Lo
que nos toca de la diáspora
Nuevamente
la diáspora cultural africana nos convoca a la reflexión
y al debate. A sólo ciento diez años de la abolición
de su último reducto americano (Brasil), el estigma
de la esclavitud aún está presente en las mentalidades
de los descendientes de quienes la han padecido y de los que
hoy, conscientes o sin saberlo, disfrutan de una ventajosa
posición social y económica gracias a sus frutos
directos e indirectos. Al mismo tiempo, los valores culturales
de los pueblos africanos viven transformados hoy en este Nuevo
Mundo, pero no sólo en los antiguos descendientes por
decenas de generaciones, sino en una parte muy significativa
de su población que, -más allá de sus
cruces genéticos- ha asumido o deberá asumir
como propio ese rico patrimonio y lo ha recreado hasta formar
esa sustancia indisoluble de una parte importante de las culturas
nacionales del continente y muy especialmente de sus áreas
insulares.
Uno de los grandes retos de los pueblos de América
a las puertas del tercer milenio es la superación del
estigma de la discriminación y los prejuicios raciales,
para alimentar la llama de la cultura, cada una con su propia
identidad, y reconocer en igualdad de condiciones todo el
legado procedente de Europa, África y Asia, junto con
la originalidad irrepetible de cada una de las culturas añejas
y nuevas, independientemente de su lejanía en el tiempo
o de su conmensurabilidad en el espacio.
La
trata y sus secuelas
Muchas
han sido las interpretaciones sobre la mayor sangría
demográfica y cultural que ha tenido la humanidad:
la trata esclavista, desde la justificación del gran
crimen ?hoy se sabe mejor que antes que todo acto humano puede
ser justificable y al mismo tiempo rebatible? al concebir
a los cargamentos de África al sur del Sahara como
parte de los bienes muebles, en tanto mercancía convertible
en capital; hasta las múltiples denuncias que se hicieron
en América, desde el propio siglo XVI hasta el presente,
acerca de la degradación extrema de la condición
humana.
Como
bien se ha señalado en una perspectiva universal: “La
trata fue el mayor desplazamiento de población de la
historia y por consiguiente un encuentro, ciertamente forzado,
entre culturas. Generó interacciones entre africanos,
amerindios y europeos de tal amplitud, que quizá hoy,
en el bullicio americano y antillano, esté en juego
algo vital para el tercer milenio: el pluralismo cultural,
es decir, la capacidad y el potencial de convivencia de pueblos,
religiones, culturas de orígenes distintos, el reconocimiento
de la riqueza de las especificidades y de la dinámica
de sus interacciones”.
En el
caso particular de Cuba, el profundo impacto de la esclavitud
marcó primero la sociedad colonial durante tres siglos
y medio, lo que condicionó una lacerante desventaja
histórica para la ascensión social y el nivel
de vida de los esclavos y sobre todo de sus descendientes,
que fueron convertidos en fuerza de trabajo asalariada con
el advenimiento de la República neocolonial, cuyos
niveles de calificación estaban en dependencia de los
oficios y las ocupaciones realizadas en su anterior condición
de servidumbre. De ese modo, el otrora barracón de
esclavos en las áreas rurales se transfiguró
en el conocido solar de la marginalidad urbana y suburbana,
símbolo de promiscuidad y hacinamiento, propio de la
periferia de las ciudades, que sirvió de caldo de cultivo
para diversas formas de patología social. Desde los
albores del siglo XX esta parte de la población fue
considerada como un hampa, denominada entonces y consciente
de su imprecisión, con el adjetivo de “afrocubana”.

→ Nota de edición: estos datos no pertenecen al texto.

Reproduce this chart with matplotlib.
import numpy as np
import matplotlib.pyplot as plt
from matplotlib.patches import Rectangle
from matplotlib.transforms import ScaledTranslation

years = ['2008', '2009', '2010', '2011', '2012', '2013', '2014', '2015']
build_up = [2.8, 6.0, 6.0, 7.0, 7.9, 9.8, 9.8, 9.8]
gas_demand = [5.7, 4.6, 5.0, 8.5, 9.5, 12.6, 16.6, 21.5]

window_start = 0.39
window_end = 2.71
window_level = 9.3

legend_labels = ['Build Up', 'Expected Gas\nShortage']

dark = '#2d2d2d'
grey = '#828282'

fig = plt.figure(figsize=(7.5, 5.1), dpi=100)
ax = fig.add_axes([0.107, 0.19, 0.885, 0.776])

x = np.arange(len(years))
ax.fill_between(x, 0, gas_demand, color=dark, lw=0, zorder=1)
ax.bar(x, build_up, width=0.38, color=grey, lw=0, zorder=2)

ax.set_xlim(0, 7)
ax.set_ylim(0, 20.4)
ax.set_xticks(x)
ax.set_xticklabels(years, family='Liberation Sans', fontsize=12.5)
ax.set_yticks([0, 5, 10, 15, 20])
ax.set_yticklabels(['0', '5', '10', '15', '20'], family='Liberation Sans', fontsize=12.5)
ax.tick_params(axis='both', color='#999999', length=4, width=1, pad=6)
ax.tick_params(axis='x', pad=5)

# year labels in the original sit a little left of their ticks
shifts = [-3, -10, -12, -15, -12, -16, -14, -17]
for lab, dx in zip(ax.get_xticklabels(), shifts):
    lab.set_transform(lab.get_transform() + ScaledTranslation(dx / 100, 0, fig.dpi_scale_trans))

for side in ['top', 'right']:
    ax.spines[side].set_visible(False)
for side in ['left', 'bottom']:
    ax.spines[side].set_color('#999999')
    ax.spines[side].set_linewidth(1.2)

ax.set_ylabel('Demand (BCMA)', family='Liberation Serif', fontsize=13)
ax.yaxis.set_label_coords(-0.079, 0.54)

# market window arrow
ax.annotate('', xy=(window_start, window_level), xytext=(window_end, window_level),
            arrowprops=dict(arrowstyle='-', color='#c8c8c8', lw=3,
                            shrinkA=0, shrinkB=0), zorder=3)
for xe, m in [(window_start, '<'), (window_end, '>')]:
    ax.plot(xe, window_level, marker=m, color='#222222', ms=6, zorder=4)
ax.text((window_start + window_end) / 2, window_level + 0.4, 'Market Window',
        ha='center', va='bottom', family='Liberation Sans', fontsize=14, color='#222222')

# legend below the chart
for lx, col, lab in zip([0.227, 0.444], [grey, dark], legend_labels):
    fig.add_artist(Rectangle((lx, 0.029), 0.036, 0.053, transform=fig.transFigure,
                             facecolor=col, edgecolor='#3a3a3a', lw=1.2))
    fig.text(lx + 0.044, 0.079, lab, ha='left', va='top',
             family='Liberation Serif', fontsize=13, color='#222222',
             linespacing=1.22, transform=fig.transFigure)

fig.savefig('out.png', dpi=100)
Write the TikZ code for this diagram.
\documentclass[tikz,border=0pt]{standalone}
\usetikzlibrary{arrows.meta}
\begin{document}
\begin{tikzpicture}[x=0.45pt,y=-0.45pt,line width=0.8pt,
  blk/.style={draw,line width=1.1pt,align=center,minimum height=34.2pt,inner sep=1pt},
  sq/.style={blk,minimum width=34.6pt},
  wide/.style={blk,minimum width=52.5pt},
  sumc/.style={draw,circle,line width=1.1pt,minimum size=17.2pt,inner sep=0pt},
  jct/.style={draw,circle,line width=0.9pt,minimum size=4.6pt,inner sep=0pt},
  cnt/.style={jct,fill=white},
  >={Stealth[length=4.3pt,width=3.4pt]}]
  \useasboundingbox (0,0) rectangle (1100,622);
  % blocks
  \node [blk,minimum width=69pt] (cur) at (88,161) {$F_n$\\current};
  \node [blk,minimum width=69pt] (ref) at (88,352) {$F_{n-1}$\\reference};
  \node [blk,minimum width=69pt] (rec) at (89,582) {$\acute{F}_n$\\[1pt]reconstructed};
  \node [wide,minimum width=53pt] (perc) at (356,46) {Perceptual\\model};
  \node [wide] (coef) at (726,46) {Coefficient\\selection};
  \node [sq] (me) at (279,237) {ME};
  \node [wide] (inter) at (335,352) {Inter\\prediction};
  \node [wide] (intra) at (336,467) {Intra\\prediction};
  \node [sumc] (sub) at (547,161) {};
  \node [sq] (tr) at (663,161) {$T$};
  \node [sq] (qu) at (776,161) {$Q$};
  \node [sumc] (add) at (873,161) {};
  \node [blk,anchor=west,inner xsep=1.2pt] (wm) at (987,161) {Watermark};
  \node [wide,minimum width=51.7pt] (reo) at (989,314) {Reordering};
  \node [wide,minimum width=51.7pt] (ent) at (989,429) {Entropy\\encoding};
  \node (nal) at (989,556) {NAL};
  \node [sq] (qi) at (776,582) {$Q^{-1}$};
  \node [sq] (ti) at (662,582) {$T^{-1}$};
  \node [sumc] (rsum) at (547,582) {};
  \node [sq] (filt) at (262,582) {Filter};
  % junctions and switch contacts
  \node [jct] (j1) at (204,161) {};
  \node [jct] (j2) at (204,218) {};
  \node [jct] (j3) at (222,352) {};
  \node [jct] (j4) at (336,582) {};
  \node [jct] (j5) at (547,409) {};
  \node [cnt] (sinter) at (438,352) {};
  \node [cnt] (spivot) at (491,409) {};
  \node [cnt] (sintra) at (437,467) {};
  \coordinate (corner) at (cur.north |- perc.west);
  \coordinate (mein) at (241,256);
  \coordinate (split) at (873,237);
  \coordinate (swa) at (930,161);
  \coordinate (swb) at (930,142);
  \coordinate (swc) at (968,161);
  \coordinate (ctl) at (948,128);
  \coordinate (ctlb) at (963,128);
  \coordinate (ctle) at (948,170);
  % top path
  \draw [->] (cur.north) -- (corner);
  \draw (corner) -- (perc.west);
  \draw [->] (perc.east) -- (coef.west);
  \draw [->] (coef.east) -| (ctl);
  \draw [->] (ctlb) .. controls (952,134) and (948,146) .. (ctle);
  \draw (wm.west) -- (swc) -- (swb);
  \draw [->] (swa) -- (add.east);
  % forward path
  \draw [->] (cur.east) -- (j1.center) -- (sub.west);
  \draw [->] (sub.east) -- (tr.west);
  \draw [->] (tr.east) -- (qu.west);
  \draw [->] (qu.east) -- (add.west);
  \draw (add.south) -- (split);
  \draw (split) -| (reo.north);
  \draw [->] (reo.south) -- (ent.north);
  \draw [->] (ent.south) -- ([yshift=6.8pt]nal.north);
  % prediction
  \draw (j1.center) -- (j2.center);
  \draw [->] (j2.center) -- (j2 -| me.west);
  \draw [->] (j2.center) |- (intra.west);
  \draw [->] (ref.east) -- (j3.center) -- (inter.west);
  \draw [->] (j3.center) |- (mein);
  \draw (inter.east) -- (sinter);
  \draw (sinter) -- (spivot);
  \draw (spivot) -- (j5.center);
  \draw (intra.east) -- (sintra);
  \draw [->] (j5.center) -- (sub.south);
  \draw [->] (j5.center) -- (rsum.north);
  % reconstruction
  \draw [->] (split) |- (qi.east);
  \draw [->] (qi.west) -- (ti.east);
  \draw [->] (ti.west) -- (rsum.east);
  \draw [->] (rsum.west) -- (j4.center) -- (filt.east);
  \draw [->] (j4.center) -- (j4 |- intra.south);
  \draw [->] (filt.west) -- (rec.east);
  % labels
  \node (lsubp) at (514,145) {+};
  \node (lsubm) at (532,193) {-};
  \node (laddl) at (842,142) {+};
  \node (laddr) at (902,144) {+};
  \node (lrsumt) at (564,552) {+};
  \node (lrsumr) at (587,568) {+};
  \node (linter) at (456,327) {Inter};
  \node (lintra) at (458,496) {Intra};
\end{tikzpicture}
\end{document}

Luego, esta apreciación prejuiciada removió
de pies a cabeza al joven investigador cubano Fernando Ortiz
hasta afirmar que “sin el negro Cuba no sería
Cuba”.
Paralelamente,
debo resaltar la significativa presencia de una población
libre que tiene sus orígenes desde el siglo XVI, procedente
de Andalucía, y que se asienta en las primeras villas.

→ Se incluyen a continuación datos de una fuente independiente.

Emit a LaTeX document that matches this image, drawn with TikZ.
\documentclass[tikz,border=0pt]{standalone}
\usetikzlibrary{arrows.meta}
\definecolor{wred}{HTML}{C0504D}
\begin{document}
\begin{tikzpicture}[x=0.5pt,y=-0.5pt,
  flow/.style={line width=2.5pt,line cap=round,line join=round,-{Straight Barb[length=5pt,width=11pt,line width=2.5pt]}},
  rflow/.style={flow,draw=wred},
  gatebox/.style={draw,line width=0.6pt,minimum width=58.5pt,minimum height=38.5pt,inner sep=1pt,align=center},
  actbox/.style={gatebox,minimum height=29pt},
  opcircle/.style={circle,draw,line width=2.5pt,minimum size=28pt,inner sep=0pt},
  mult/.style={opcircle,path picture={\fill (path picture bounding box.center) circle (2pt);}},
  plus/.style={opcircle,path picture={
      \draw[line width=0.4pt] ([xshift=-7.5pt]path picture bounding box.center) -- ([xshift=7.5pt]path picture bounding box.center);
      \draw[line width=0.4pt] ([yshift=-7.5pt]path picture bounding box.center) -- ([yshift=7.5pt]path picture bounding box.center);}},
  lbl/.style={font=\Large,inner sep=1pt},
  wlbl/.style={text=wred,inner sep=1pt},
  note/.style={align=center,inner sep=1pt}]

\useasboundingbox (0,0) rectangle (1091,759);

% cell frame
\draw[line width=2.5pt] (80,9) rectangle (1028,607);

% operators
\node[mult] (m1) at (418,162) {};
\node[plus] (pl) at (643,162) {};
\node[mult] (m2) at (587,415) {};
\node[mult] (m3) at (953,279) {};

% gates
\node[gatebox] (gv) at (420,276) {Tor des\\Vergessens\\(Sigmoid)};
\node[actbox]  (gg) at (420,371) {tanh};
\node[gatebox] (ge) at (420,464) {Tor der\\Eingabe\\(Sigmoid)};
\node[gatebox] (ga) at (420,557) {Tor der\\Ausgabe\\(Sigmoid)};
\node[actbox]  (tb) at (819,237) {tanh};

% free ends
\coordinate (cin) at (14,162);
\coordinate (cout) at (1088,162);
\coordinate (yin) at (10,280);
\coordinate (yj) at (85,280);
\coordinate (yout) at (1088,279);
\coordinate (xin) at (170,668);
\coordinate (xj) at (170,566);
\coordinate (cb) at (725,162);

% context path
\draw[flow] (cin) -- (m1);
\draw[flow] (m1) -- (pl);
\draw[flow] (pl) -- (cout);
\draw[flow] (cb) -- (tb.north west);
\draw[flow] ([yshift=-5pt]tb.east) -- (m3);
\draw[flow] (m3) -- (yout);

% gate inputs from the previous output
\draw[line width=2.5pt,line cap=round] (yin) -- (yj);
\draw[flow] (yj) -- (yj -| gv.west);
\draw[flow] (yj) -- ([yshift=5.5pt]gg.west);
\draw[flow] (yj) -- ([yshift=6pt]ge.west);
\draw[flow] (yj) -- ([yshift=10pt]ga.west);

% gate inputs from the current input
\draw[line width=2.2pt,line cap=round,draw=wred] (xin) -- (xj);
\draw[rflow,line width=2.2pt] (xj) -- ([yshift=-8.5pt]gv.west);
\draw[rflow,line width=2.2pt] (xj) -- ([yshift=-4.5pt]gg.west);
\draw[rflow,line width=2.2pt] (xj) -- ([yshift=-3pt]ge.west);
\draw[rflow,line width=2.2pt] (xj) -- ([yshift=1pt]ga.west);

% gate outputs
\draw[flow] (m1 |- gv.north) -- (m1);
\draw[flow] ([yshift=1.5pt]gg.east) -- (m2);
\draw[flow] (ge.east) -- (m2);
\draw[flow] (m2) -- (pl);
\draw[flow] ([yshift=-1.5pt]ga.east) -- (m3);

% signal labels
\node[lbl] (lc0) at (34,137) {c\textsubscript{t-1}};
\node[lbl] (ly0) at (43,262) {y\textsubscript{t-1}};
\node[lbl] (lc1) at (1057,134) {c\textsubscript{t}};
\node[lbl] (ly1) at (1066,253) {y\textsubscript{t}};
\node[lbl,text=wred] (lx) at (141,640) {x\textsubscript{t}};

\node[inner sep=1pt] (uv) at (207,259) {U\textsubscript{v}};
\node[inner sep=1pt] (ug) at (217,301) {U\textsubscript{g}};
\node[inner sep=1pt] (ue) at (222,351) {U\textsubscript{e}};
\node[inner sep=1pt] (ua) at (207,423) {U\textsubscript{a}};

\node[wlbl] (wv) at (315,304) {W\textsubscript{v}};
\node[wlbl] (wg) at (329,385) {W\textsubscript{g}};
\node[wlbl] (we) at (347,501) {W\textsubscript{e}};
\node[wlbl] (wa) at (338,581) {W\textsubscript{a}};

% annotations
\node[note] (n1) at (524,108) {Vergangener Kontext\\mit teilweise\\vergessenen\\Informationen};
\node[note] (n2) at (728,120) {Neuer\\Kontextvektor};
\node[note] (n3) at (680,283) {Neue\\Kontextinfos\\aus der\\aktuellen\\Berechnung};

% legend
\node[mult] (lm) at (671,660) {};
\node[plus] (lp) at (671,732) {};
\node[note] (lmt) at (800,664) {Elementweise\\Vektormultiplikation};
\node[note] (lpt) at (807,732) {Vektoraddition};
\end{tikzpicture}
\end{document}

Esta población negra y mulata, hondamente hispanizada
por sus tradiciones y costumbres, pero con una alta capacidad
de reproducción natural, fue apropiándose poco
a poco de los principales oficios y ocupaciones desdeñados
por los sectores sociales dominantes y se abrió un
espacio en la formación de una cultura laboral en las
áreas urbanas, entre las que se destacó el magisterio
y el ejercicio de las artes hasta muy entrado el siglo XIX.